Update |

When medicine and law unite: Three years since Whole Woman’s Health vs Hellerstedt

“WOOOOOOOOOOOOOOOOO!!!!”

That was my Facebook post on the morning of June 27, 2016 when the Supreme Court of the United States issued their ruling on Whole Woman’s Health vs Hellerstedt. I remember that morning vividly–I had just graduated residency and was preparing to move back home across the country to practice full-scope family medicine in the South. Part of my training included abortion care, but I knew there would be many obstacles in my path to providing that care. That morning in 2016 was when the Supreme Court of the United States diminished those obstacles. I’ll never forget waking up and, with dread, opening my computer to read the freshly issued decision–only to start crying tears of joy (I wish I could say this was the first time I’ve cried over the Supreme Court, but it’s much better when out of happiness).

As someone who holds both medical and law degrees, I can’t help but recognize the significance of today, the third anniversary of that wonderful decision. Whole Woman’s Health vs Hellerstedt overturned an overwhelmingly burdensome and irrational Texas abortion law. The outcome of that case was not a foregone conclusion—on the contrary, up until the ruling was issued, many in the reproductive health, rights, and justice movements were holding our collective breath worrying about a further gutting of the protections to health care as defined under Roe vs Wade. It turned out to be an unequivocal victory, however, for bodily autonomy, reproductive health access, and the role of scientific evidence in the legislative process. It’s easy to forget just how monumental this case is since post-Roe Supreme Court decisions are a mixed bag, at best, for greater access to health care.

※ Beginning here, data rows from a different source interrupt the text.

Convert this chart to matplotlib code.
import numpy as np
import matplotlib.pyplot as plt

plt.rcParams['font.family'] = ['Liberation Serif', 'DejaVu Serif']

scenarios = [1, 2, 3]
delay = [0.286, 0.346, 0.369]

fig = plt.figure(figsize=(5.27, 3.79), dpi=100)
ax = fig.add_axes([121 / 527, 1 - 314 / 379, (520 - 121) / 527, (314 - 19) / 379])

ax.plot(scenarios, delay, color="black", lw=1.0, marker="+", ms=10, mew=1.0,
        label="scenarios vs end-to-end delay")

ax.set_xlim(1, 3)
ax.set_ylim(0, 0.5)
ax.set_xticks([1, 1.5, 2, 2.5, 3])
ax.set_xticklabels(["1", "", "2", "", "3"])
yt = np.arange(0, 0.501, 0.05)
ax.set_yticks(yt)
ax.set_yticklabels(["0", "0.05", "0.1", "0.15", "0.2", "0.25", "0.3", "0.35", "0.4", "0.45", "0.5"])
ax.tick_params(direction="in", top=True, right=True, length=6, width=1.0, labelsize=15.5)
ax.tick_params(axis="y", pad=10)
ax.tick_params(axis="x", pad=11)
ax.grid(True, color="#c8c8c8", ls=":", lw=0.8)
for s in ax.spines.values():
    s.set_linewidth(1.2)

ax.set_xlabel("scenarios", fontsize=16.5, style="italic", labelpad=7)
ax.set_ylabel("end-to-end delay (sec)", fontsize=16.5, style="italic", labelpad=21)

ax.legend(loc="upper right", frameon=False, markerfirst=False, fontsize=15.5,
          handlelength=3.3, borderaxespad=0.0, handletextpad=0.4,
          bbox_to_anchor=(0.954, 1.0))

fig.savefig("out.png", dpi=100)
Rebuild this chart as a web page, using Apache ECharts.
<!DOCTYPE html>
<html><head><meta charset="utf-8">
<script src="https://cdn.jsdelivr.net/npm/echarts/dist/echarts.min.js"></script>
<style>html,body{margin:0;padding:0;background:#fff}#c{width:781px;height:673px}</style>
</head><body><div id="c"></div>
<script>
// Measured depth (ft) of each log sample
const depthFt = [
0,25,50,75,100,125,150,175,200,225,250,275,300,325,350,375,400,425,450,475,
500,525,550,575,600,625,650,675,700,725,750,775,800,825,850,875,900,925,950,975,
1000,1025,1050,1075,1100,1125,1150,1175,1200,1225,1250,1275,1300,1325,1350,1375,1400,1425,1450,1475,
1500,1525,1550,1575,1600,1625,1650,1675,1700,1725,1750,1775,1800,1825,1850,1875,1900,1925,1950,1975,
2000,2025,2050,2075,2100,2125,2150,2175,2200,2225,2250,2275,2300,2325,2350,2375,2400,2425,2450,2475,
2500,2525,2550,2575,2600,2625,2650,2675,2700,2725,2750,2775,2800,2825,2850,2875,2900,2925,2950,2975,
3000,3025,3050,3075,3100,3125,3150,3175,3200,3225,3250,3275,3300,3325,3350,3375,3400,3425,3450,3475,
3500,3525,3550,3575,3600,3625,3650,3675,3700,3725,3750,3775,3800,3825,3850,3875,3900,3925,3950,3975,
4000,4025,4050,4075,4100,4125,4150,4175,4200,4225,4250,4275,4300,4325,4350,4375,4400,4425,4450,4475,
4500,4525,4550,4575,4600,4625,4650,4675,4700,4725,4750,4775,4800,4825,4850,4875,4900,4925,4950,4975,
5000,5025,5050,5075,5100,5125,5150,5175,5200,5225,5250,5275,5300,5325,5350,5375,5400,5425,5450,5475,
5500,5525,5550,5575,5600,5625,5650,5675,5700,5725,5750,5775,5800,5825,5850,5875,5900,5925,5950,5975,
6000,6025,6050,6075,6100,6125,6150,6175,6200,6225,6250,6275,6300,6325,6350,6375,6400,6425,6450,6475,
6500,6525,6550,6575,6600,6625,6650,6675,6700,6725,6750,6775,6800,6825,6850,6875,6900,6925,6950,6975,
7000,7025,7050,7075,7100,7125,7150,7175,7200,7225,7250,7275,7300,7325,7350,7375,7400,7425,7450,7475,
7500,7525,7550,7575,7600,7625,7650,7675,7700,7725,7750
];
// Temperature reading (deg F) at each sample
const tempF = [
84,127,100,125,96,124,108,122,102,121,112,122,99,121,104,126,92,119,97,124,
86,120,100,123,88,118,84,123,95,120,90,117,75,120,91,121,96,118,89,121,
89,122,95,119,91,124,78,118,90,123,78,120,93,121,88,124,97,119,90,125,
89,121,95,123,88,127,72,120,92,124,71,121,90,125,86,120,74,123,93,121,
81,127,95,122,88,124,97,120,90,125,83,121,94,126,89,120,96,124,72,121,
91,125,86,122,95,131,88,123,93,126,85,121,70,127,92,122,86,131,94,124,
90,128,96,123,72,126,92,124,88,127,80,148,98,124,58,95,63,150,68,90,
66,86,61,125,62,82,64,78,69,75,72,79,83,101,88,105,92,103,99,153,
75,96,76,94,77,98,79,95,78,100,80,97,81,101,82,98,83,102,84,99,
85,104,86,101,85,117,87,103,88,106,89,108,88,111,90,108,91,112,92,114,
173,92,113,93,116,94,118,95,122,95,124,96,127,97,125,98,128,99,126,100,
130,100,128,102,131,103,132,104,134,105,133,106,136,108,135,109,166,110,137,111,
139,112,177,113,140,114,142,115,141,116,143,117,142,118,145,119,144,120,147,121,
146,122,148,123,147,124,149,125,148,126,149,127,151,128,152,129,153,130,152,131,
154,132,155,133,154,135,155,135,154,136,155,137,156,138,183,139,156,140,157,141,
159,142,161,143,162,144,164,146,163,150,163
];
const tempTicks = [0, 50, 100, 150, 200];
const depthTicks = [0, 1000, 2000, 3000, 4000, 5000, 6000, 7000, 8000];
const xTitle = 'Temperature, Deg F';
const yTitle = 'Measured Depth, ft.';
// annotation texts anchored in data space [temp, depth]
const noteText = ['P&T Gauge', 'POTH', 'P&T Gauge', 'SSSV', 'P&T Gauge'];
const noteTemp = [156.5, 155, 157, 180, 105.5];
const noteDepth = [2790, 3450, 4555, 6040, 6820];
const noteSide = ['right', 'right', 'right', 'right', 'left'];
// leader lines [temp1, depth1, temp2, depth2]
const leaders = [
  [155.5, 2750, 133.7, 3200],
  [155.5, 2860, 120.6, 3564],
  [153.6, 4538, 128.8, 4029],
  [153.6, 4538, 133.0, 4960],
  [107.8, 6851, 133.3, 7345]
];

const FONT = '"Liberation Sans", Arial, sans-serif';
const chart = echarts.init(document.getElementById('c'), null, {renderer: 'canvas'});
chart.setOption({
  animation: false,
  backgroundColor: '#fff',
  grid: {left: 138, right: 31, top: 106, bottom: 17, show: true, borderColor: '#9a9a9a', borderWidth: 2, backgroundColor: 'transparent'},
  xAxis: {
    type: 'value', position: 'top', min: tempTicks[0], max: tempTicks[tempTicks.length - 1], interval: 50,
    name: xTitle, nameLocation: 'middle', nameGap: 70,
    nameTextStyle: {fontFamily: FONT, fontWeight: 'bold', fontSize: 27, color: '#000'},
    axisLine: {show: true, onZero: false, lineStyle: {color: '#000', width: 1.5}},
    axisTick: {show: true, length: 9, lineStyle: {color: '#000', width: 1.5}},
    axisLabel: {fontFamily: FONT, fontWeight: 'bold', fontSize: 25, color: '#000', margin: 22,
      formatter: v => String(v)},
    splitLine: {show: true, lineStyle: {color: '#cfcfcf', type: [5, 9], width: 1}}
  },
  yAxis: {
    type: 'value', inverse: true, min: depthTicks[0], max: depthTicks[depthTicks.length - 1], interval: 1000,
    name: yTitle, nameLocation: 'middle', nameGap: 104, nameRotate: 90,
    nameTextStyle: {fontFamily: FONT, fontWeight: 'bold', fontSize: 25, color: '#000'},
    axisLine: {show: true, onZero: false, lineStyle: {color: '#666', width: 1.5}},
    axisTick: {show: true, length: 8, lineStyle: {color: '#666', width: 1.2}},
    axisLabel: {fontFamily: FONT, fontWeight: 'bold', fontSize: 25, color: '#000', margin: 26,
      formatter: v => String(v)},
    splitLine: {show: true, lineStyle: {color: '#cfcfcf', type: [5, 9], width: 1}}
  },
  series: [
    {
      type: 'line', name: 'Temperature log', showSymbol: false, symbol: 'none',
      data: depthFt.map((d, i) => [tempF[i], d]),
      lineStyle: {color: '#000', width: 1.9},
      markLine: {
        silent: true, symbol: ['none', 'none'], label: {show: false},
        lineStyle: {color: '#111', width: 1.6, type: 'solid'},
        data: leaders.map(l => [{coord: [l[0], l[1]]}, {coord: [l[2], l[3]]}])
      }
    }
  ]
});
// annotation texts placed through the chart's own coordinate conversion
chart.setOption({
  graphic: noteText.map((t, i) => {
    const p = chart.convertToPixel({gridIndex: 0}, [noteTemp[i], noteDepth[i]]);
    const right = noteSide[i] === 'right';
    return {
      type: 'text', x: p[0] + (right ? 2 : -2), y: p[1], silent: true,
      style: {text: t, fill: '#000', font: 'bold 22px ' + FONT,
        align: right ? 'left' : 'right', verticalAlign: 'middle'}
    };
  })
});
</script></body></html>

“Just about half of Texas’s clinics were forced to close when the admitting privileges requirement was enforced”

In Whole Woman’s Health vs Hellerstedt, the plaintiffs argued that two provisions of Texas’s H.B. 2 (the bill that Sen. Wendy Davis famously filibustered for 11 hours) were unconstitutional under the Fourteenth Amendment. The provisions included burdensome and unnecessary requirements that abortion providers have hospital admitting privileges within 30 miles of abortion clinics and that abortion clinics be retrofitted as ambulatory surgical centers. These targeted regulations of abortion providers, or TRAP laws, were in existence for the sole purpose of shutting down health clinics that provide abortion care. Just about half of Texas’s clinics were forced to close when the admitting privileges requirement was enforced, and many more would have had to shut down if the ambulatory surgical center provision had gone into effect.

“These requirements did not advance women’s health, as Texas claimed, and in fact worked counter to this stated goal”

These requirements did not advance women’s health, as Texas claimed, and in fact worked counter to this stated goal as these provisions were not medically necessary—they only made it more challenging to access abortion care. The Supreme Court agreed, and both provisions were struck down in a sweeping decision which characterized the requirements as “undue burdens” on people seeking abortion care. This was a huge step forward.  Now my patients won’t have to worry about their clinics shutting down because the local hospital refuses to grant me unnecessary admitting privileges, or because the clinic’s hallways are not eight feet wide, or because the scrub station isn’t within five feet of the operating room. Scrub stations and operating rooms are not even a part of my abortion provision – I provide first trimester terminations.

There were 45 separate amicus briefs filed on behalf of Whole Woman’s Health against these provisions. Among the authors are the American Medical Association, American Academy of Family Physicians, American College of Obstetricians and Gynecologists, American Academy of Pediatrics, American Academy of Nursing, and American Public Health Association. This speaks to the power of working within these organizations to speak out on what’s right for patient-centered, evidence-based health care. There is an amicus brief from a group of historians urging the Supreme Court to consider H.B. 2 as a continuation of “romantic paternalism”—the idea that women are inferior and need “protection” at the expense of their liberty and autonomy. Our very own Physicians for Reproductive Health filed a beautiful brief, summarizing the perseverance abortion providers display in our fight to provide health care. There is even an amicus brief from 113 women in the legal profession who wrote a compelling, soul-baring piece detailing examples of how their abortions allowed them to become lawyers.

“In all of medicine there is no greater, more direct example of health care professionals being human rights defenders than in abortion care.”

In all of medicine there is no greater, more direct example of health care professionals being human rights defenders than in abortion care. We are defending people’s constitutional rights when we are walking through the gauntlet of name-calling, anti-abortion protesters in a parking lot, or when we’re listening to a patient tearfully explain that she can’t take care of a new baby now that her one year old’s been diagnosed with a devastating medical condition. We don’t usually frame it that way, but that’s what we are doing. And thanks to the courageous, skillful work and foresight of the Whole Woman’s Health team, not to mention Justices Breyer, Ginsburg, Kagan, Sotomayor, and Kennedy, we can celebrate our ability to continue our work providing constitutionally-protected health care.

Dr. Erica Pettigrew is a family medicine and public health physician in North Carolina and Fellow with Physicians for Reproductive Health.